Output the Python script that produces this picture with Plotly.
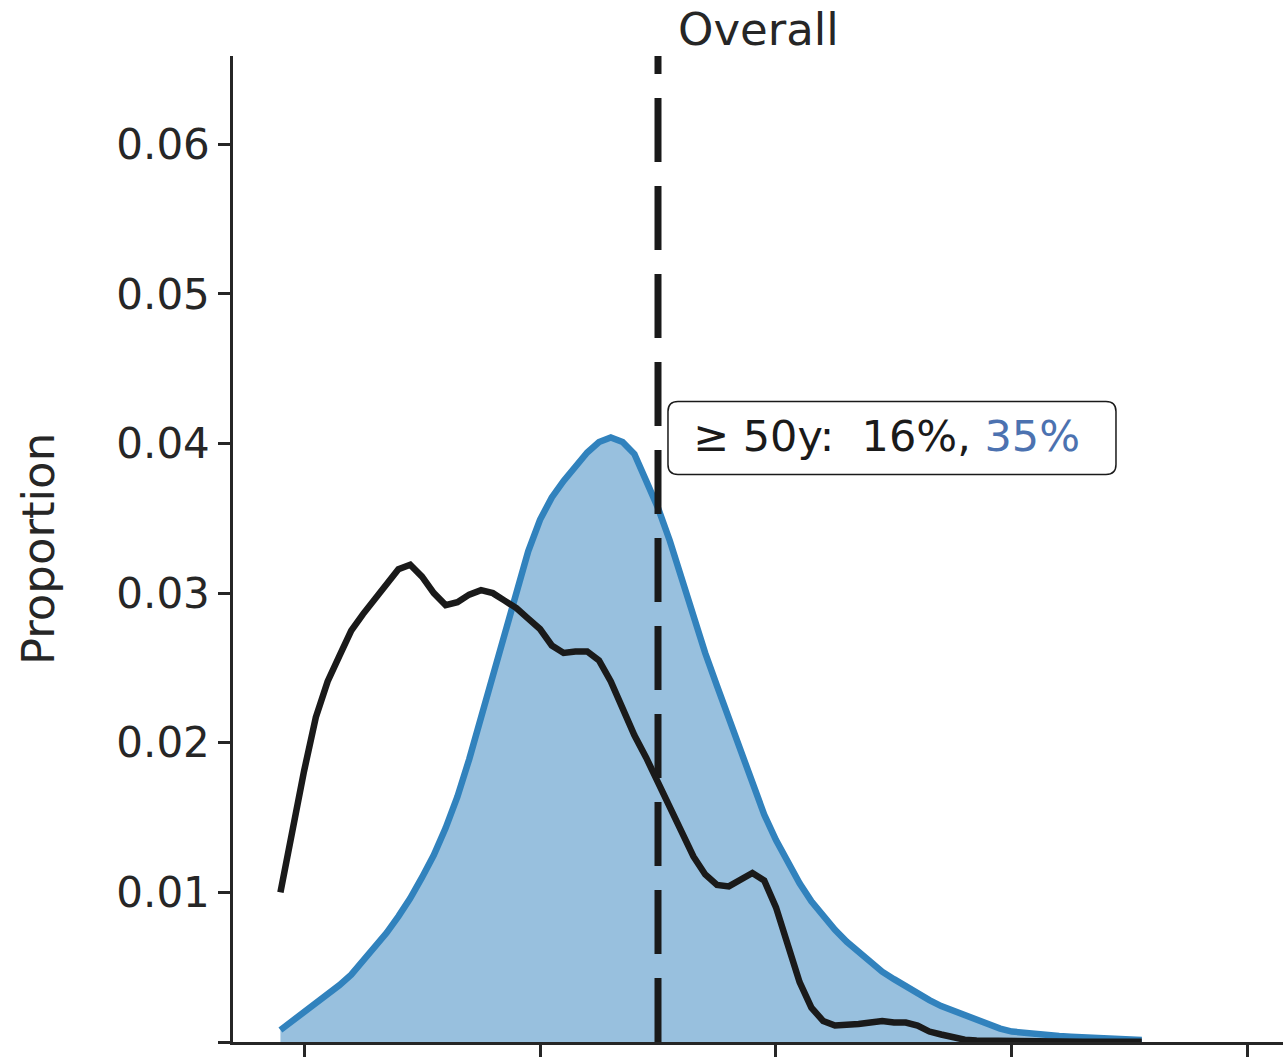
import plotly.graph_objects as go

ages = list(range(18, 92))

overall = [
    0.0100, 0.0142, 0.0181, 0.0217, 0.0241, 0.0258, 0.0275, 0.0286, 0.0296, 0.0306,
    0.0316, 0.0319, 0.0311, 0.0300, 0.0292, 0.0294, 0.0299, 0.0302, 0.0300, 0.0295,
    0.0290, 0.0283, 0.0276, 0.0265, 0.0260, 0.0261, 0.0261, 0.0255, 0.0241, 0.0223,
    0.0205, 0.0190, 0.0174, 0.0157, 0.0140, 0.0124, 0.0112, 0.0105, 0.0104, 0.0109,
    0.0113, 0.0108, 0.0090, 0.0065, 0.0040, 0.0023, 0.0014, 0.0011, 0.0011, 0.0012,
    0.0013, 0.0014, 0.0013, 0.0013, 0.0011, 0.0007, 0.0005, 0.0003, 0.00015, 0.0001,
    0.00008, 0.00006, 0.00005, 0.00004, 0.00004, 0.00003, 0.00003, 0.00003, 0.00002, 0.00002,
    0.00002, 0.00002, 0.00002, 0.00002,
]

comparison = [
    0.0008, 0.0014, 0.0019, 0.0025, 0.0031, 0.0038, 0.0045, 0.0054, 0.0064, 0.0073,
    0.0084, 0.0096, 0.0110, 0.0125, 0.0143, 0.0164, 0.0189, 0.0217, 0.0247, 0.0276,
    0.0302, 0.0328, 0.0349, 0.0364, 0.0375, 0.0385, 0.0394, 0.0401, 0.0404, 0.0401,
    0.0393, 0.0375, 0.0357, 0.0335, 0.0310, 0.0284, 0.0260, 0.0238, 0.0216, 0.0193,
    0.0172, 0.0152, 0.0135, 0.0120, 0.0106, 0.0094, 0.0084, 0.0075, 0.0067, 0.0060,
    0.0054, 0.0047, 0.0042, 0.0037, 0.0032, 0.0028, 0.0024, 0.0021, 0.0017, 0.0014,
    0.0011, 0.0009, 0.0007, 0.0006, 0.0005, 0.00045, 0.0004, 0.00035, 0.0003, 0.00026,
    0.00022, 0.00019, 0.00016, 0.00014,
]

x_ticks = [20, 40, 60, 80, 100]
y_ticks = [0, 0.01, 0.02, 0.03, 0.04, 0.05, 0.06]
y_tick_text = ["", "0.01", "0.02", "0.03", "0.04", "0.05", "0.06"]

threshold_age = 50
label_text = "≥\u00a050y:\u00a0\u00a016%,\u00a0"
label_value_blue = "35%"

AX = "#262626"
FONT = "DejaVu Sans"

fig = go.Figure()
fig.add_trace(go.Scatter(
    x=ages, y=comparison, mode="lines", fill="tozeroy",
    fillcolor="rgba(49,130,189,0.5)",
    line=dict(color="#3182bd", width=6.5),
    showlegend=False, hoverinfo="skip",
))
fig.add_trace(go.Scatter(
    x=ages, y=overall, mode="lines",
    line=dict(color="#1a1a1a", width=6.5),
    showlegend=False, hoverinfo="skip",
))

# dashed threshold line
fig.add_shape(type="line", xref="x", yref="paper", x0=threshold_age, x1=threshold_age,
              y0=0, y1=1, line=dict(color="#1a1a1a", width=7, dash="64px,24px"),
              layer="above")

# rounded box
W, H, R = 448, 73, 10
hw, hh = W / 2, H / 2
path = (f"M {-hw + R},{-hh} L {hw - R},{-hh} Q {hw},{-hh} {hw},{-hh + R} "
        f"L {hw},{hh - R} Q {hw},{hh} {hw - R},{hh} L {-hw + R},{hh} "
        f"Q {-hw},{hh} {-hw},{hh - R} L {-hw},{-hh + R} Q {-hw},{-hh} {-hw + R},{-hh} Z")
box_x = 69.83
box_y = 0.04037
fig.add_shape(type="path", xref="x", yref="y", xsizemode="pixel", ysizemode="pixel",
              xanchor=box_x, yanchor=box_y, path=path,
              line=dict(color="#1a1a1a", width=1.5), fillcolor="white", layer="above")

fig.add_annotation(x=box_x, y=box_y, xref="x", yref="y", showarrow=False,
                   text=f"{label_text}<span style='color:#4c72b0'>{label_value_blue}</span>",
                   font=dict(family=FONT, size=43, color="#1a1a1a"),
                   xanchor="center", yanchor="middle", xshift=-5, yshift=2)

fig.add_annotation(x=0.5, y=1.02637, xref="paper", yref="paper", showarrow=False,
                   text="Overall", font=dict(family=FONT, size=45, color=AX),
                   xanchor="center", yanchor="middle")

fig.add_annotation(x=-0.1857, y=0.5, xref="paper", yref="paper", showarrow=False,
                   text="Proportion", textangle=-90,
                   font=dict(family=FONT, size=45, color=AX),
                   xanchor="center", yanchor="middle")

fig.update_layout(
    width=1283, height=1059,
    margin=dict(l=233, r=0, t=56, b=17),
    paper_bgcolor="white", plot_bgcolor="white",
    font=dict(family=FONT, color=AX),
    xaxis=dict(range=[13.98, 102.97], tickvals=x_ticks, showticklabels=False,
               ticks="outside", ticklen=12, tickwidth=2.5, tickcolor=AX,
               showline=True, linewidth=2.5, linecolor=AX,
               showgrid=False, zeroline=False),
    yaxis=dict(range=[0, 0.0659], tickvals=y_ticks, ticktext=y_tick_text,
               ticks="outside", ticklen=12, tickwidth=2.5, tickcolor=AX,
               tickfont=dict(family=FONT, size=42, color=AX),
               showline=True, linewidth=2.5, linecolor=AX,
               showgrid=False, zeroline=False),
)

fig.write_html("out.html")
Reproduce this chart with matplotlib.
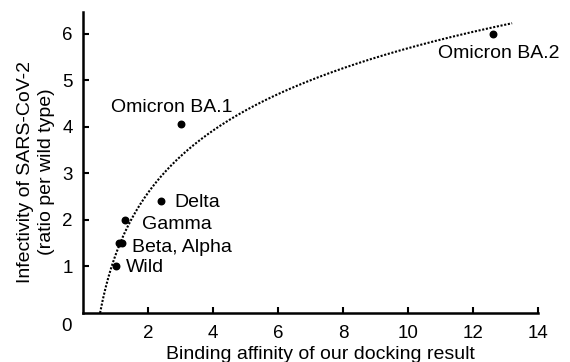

__________________________________________________

Written exercise: Print all of the records shown above exactly, leaving out each picture.

Final answer:
Output the Python script that produces this picture with Plotly.
import plotly.graph_objects as go

ages = list(range(18, 92))

overall = [
    0.0100, 0.0142, 0.0181, 0.0217, 0.0241, 0.0258, 0.0275, 0.0286, 0.0296, 0.0306,
    0.0316, 0.0319, 0.0311, 0.0300, 0.0292, 0.0294, 0.0299, 0.0302, 0.0300, 0.0295,
    0.0290, 0.0283, 0.0276, 0.0265, 0.0260, 0.0261, 0.0261, 0.0255, 0.0241, 0.0223,
    0.0205, 0.0190, 0.0174, 0.0157, 0.0140, 0.0124, 0.0112, 0.0105, 0.0104, 0.0109,
    0.0113, 0.0108, 0.0090, 0.0065, 0.0040, 0.0023, 0.0014, 0.0011, 0.0011, 0.0012,
    0.0013, 0.0014, 0.0013, 0.0013, 0.0011, 0.0007, 0.0005, 0.0003, 0.00015, 0.0001,
    0.00008, 0.00006, 0.00005, 0.00004, 0.00004, 0.00003, 0.00003, 0.00003, 0.00002, 0.00002,
    0.00002, 0.00002, 0.00002, 0.00002,
]

comparison = [
    0.0008, 0.0014, 0.0019, 0.0025, 0.0031, 0.0038, 0.0045, 0.0054, 0.0064, 0.0073,
    0.0084, 0.0096, 0.0110, 0.0125, 0.0143, 0.0164, 0.0189, 0.0217, 0.0247, 0.0276,
    0.0302, 0.0328, 0.0349, 0.0364, 0.0375, 0.0385, 0.0394, 0.0401, 0.0404, 0.0401,
    0.0393, 0.0375, 0.0357, 0.0335, 0.0310, 0.0284, 0.0260, 0.0238, 0.0216, 0.0193,
    0.0172, 0.0152, 0.0135, 0.0120, 0.0106, 0.0094, 0.0084, 0.0075, 0.0067, 0.0060,
    0.0054, 0.0047, 0.0042, 0.0037, 0.0032, 0.0028, 0.0024, 0.0021, 0.0017, 0.0014,
    0.0011, 0.0009, 0.0007, 0.0006, 0.0005, 0.00045, 0.0004, 0.00035, 0.0003, 0.00026,
    0.00022, 0.00019, 0.00016, 0.00014,
]

x_ticks = [20, 40, 60, 80, 100]
y_ticks = [0, 0.01, 0.02, 0.03, 0.04, 0.05, 0.06]
y_tick_text = ["", "0.01", "0.02", "0.03", "0.04", "0.05", "0.06"]

threshold_age = 50
label_text = "≥\u00a050y:\u00a0\u00a016%,\u00a0"
label_value_blue = "35%"

AX = "#262626"
FONT = "DejaVu Sans"

fig = go.Figure()
fig.add_trace(go.Scatter(
    x=ages, y=comparison, mode="lines", fill="tozeroy",
    fillcolor="rgba(49,130,189,0.5)",
    line=dict(color="#3182bd", width=6.5),
    showlegend=False, hoverinfo="skip",
))
fig.add_trace(go.Scatter(
    x=ages, y=overall, mode="lines",
    line=dict(color="#1a1a1a", width=6.5),
    showlegend=False, hoverinfo="skip",
))

# dashed threshold line
fig.add_shape(type="line", xref="x", yref="paper", x0=threshold_age, x1=threshold_age,
              y0=0, y1=1, line=dict(color="#1a1a1a", width=7, dash="64px,24px"),
              layer="above")

# rounded box
W, H, R = 448, 73, 10
hw, hh = W / 2, H / 2
path = (f"M {-hw + R},{-hh} L {hw - R},{-hh} Q {hw},{-hh} {hw},{-hh + R} "
        f"L {hw},{hh - R} Q {hw},{hh} {hw - R},{hh} L {-hw + R},{hh} "
        f"Q {-hw},{hh} {-hw},{hh - R} L {-hw},{-hh + R} Q {-hw},{-hh} {-hw + R},{-hh} Z")
box_x = 69.83
box_y = 0.04037
fig.add_shape(type="path", xref="x", yref="y", xsizemode="pixel", ysizemode="pixel",
              xanchor=box_x, yanchor=box_y, path=path,
              line=dict(color="#1a1a1a", width=1.5), fillcolor="white", layer="above")

fig.add_annotation(x=box_x, y=box_y, xref="x", yref="y", showarrow=False,
                   text=f"{label_text}<span style='color:#4c72b0'>{label_value_blue}</span>",
                   font=dict(family=FONT, size=43, color="#1a1a1a"),
                   xanchor="center", yanchor="middle", xshift=-5, yshift=2)

fig.add_annotation(x=0.5, y=1.02637, xref="paper", yref="paper", showarrow=False,
                   text="Overall", font=dict(family=FONT, size=45, color=AX),
                   xanchor="center", yanchor="middle")

fig.add_annotation(x=-0.1857, y=0.5, xref="paper", yref="paper", showarrow=False,
                   text="Proportion", textangle=-90,
                   font=dict(family=FONT, size=45, color=AX),
                   xanchor="center", yanchor="middle")

fig.update_layout(
    width=1283, height=1059,
    margin=dict(l=233, r=0, t=56, b=17),
    paper_bgcolor="white", plot_bgcolor="white",
    font=dict(family=FONT, color=AX),
    xaxis=dict(range=[13.98, 102.97], tickvals=x_ticks, showticklabels=False,
               ticks="outside", ticklen=12, tickwidth=2.5, tickcolor=AX,
               showline=True, linewidth=2.5, linecolor=AX,
               showgrid=False, zeroline=False),
    yaxis=dict(range=[0, 0.0659], tickvals=y_ticks, ticktext=y_tick_text,
               ticks="outside", ticklen=12, tickwidth=2.5, tickcolor=AX,
               tickfont=dict(family=FONT, size=42, color=AX),
               showline=True, linewidth=2.5, linecolor=AX,
               showgrid=False, zeroline=False),
)

fig.write_html("out.html")
Reproduce this chart with matplotlib.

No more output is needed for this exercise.